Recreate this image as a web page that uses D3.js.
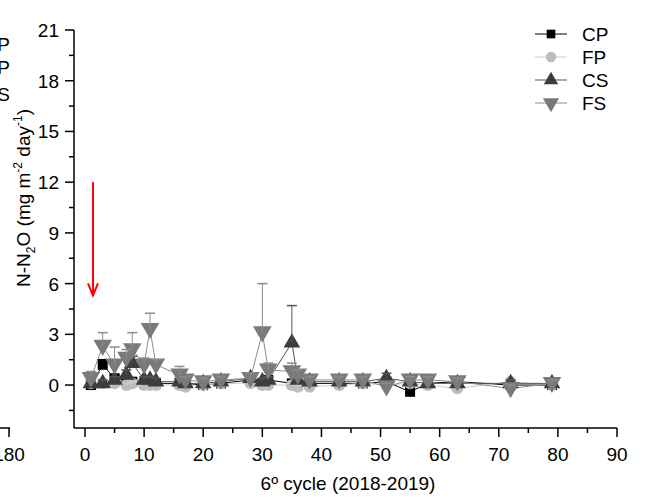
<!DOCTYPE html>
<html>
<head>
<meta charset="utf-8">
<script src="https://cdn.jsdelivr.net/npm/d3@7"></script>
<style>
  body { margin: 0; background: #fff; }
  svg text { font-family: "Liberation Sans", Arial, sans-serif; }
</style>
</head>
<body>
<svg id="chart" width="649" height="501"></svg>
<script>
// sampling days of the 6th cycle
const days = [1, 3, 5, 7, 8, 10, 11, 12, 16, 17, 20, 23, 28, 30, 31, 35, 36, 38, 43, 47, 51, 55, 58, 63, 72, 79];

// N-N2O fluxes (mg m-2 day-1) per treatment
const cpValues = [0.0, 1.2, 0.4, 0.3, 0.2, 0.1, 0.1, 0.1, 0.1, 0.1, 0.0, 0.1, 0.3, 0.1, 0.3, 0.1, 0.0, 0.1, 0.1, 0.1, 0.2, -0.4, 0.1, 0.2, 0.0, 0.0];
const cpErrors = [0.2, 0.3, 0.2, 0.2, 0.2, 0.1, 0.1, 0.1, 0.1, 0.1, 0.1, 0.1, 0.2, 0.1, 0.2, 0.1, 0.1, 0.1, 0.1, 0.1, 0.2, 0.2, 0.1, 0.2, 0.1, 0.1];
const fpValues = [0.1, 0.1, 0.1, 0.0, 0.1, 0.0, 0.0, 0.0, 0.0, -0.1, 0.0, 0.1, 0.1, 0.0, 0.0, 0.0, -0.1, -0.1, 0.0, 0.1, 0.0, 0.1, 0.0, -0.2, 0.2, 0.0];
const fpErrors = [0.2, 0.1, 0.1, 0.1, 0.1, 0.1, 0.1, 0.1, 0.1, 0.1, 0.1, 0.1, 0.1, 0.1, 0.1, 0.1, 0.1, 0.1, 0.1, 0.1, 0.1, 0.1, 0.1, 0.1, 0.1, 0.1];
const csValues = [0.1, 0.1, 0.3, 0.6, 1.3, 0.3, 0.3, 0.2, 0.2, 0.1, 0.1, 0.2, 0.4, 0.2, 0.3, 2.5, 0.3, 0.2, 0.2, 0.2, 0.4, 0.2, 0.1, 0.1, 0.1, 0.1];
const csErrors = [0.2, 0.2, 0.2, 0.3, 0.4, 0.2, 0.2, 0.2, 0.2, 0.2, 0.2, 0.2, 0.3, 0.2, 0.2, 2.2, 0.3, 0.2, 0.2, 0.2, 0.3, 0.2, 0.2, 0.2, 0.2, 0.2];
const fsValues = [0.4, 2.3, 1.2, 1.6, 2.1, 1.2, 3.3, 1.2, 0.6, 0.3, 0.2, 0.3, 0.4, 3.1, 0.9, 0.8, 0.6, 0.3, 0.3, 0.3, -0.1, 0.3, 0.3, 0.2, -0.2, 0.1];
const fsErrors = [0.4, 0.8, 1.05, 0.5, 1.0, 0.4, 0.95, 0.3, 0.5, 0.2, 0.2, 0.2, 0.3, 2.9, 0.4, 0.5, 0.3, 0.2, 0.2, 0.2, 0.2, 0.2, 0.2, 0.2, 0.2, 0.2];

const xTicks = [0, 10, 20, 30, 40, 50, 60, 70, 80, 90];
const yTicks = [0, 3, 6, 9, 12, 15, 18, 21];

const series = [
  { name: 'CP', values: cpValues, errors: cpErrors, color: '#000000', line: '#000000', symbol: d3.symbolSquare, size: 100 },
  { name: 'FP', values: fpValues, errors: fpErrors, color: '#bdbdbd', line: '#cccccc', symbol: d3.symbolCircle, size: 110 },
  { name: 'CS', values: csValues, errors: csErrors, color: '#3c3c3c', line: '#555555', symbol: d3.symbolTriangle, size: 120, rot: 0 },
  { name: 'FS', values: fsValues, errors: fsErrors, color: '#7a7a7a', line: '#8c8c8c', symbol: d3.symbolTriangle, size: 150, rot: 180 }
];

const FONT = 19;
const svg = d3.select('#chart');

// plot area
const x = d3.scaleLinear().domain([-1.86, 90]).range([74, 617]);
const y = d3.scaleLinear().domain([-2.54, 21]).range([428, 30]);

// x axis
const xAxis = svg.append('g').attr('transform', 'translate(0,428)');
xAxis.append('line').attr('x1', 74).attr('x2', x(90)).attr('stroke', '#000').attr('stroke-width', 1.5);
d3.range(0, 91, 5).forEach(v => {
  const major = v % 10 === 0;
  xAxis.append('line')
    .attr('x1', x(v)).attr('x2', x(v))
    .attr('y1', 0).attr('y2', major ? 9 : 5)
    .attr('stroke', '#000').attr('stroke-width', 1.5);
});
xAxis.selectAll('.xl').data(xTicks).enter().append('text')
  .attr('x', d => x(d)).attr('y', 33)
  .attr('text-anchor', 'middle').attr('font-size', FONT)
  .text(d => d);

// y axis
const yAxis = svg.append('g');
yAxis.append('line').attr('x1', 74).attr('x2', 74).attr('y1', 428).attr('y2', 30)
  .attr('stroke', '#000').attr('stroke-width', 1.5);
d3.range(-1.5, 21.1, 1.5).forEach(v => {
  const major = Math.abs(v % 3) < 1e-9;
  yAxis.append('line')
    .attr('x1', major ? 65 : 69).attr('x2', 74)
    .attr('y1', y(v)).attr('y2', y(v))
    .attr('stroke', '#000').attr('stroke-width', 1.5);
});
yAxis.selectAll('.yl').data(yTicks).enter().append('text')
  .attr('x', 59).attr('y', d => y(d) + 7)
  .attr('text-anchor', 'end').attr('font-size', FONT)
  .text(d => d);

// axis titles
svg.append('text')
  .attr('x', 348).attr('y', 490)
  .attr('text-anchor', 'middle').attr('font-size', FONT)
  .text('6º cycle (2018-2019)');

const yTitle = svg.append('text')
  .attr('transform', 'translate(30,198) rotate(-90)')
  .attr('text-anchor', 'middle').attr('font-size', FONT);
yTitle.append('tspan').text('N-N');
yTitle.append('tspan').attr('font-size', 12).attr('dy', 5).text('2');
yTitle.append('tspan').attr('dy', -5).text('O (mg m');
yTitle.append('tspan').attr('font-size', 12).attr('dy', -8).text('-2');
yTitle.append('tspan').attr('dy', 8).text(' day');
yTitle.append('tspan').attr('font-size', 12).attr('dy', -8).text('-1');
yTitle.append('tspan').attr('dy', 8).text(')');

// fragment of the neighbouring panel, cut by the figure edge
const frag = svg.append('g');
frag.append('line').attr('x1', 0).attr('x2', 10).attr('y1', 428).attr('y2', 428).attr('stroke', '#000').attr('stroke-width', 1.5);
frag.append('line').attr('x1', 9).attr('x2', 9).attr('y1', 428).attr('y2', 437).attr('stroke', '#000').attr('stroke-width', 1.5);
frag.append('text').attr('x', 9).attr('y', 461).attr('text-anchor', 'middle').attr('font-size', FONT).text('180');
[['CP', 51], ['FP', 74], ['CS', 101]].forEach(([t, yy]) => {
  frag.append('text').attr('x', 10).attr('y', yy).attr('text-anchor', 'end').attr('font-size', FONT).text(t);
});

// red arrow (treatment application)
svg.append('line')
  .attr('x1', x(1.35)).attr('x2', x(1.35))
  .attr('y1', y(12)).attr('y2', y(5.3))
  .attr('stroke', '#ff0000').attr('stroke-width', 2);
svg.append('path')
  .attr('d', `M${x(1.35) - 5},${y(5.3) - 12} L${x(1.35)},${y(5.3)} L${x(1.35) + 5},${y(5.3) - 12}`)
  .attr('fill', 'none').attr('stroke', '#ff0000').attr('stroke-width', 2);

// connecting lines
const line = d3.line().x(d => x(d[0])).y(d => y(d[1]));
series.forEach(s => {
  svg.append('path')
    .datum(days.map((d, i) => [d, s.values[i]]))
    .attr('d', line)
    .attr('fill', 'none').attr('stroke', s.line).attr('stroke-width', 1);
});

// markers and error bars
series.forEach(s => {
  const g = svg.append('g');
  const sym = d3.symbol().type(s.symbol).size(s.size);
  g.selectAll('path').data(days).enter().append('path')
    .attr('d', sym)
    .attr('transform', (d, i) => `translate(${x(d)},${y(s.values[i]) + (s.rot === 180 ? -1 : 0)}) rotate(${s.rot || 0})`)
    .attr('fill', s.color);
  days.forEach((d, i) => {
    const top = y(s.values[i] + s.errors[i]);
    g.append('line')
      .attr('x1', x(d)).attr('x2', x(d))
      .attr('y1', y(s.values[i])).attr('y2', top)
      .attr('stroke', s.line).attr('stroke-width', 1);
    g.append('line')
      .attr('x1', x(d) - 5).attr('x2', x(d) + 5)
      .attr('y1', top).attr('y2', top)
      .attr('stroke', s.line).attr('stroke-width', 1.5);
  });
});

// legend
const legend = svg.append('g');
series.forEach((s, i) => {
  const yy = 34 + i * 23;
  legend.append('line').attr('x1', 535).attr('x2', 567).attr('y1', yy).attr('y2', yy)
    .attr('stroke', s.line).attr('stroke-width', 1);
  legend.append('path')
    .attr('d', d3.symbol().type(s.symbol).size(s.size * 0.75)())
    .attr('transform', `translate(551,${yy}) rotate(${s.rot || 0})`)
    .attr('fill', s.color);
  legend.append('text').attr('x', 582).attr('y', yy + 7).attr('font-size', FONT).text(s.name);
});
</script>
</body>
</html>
################
Repeat, with no pictures, each line from the beginning of the data through the line containing "63, 72, 79];", inclusive.

OUTPUT FOR THIS EXERCISE:
Recreate this image as a web page that uses D3.js.
<!DOCTYPE html>
<html>
<head>
<meta charset="utf-8">
<script src="https://cdn.jsdelivr.net/npm/d3@7"></script>
<style>
  body { margin: 0; background: #fff; }
  svg text { font-family: "Liberation Sans", Arial, sans-serif; }
</style>
</head>
<body>
<svg id="chart" width="649" height="501"></svg>
<script>
// sampling days of the 6th cycle
const days = [1, 3, 5, 7, 8, 10, 11, 12, 16, 17, 20, 23, 28, 30, 31, 35, 36, 38, 43, 47, 51, 55, 58, 63, 72, 79];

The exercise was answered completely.